Sadly many of the endemic species of the area are endangered, and not just in the Serrania, so the botanical gardens now also have preservation areas set aside for plants from the Sierra de Loja and Sierra Bermeja, thus ensuring that qualified botanists are able to track grwoth patterns and grow new seedlings for transplant should this ever be required.
As you wander around pay attention to the signs next to each species, a red dot in the top left corner indicates the species is in danger of extinction, while a yellow dot indicates the species is vulnerable. An orange dot signifies a species that is endemic or peculiar for some reason.
The park has adequate parking, and toilet facilities at the main entrance, which is also where the library and classrooms are located. Take care not to hurt any wildlife you encounter, from insects to lizards and snakes, all of which are a vital part of the ecosystem.
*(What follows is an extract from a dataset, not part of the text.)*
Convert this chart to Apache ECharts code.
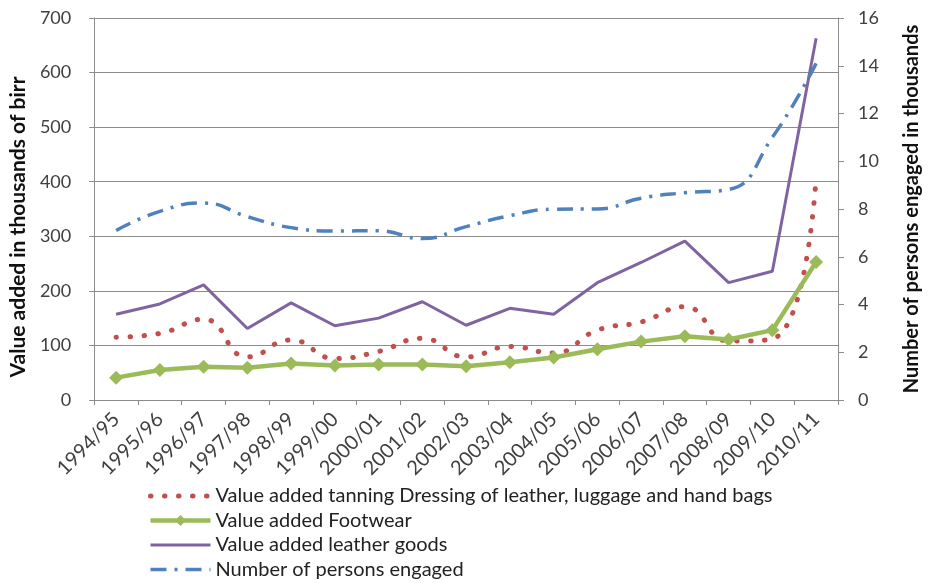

Sometimes you just want to go to the beach, but staying near Ronda means a one hour drive to the coast for the closest beach, however, not too far away at Zahara de la Sierra is La Playita at Arroymolinos, a fresh water pool made into a huge man-made beach.
From June until mid September the little beach is open, and is only a 25 minute drive from Ronda, or 10 minutes from Zahara de la Sierra or Montecorto. Located under Monte Prieto, the views of surrounding mountains make La Playita a truly isolated place, yet just a few minutes from civilization.
Facilities on-site include ample parking, changing rooms with toilets and showers, picnic tables under shady trees, a bar, plenty of room for kids to play, and the pool is nearly 100m wide. Lifeguards also keep an eye on the pool ensuring your day will always be fun.
After a day at the little beach, drive into Zahara for dinner or tapas at one of the village restaurants overlooking the azure waters of the lake.
Directions: From Zahara drive along the lake until you reach marker 5km, you’ll see a sign for the Playita, and then drive through the gate.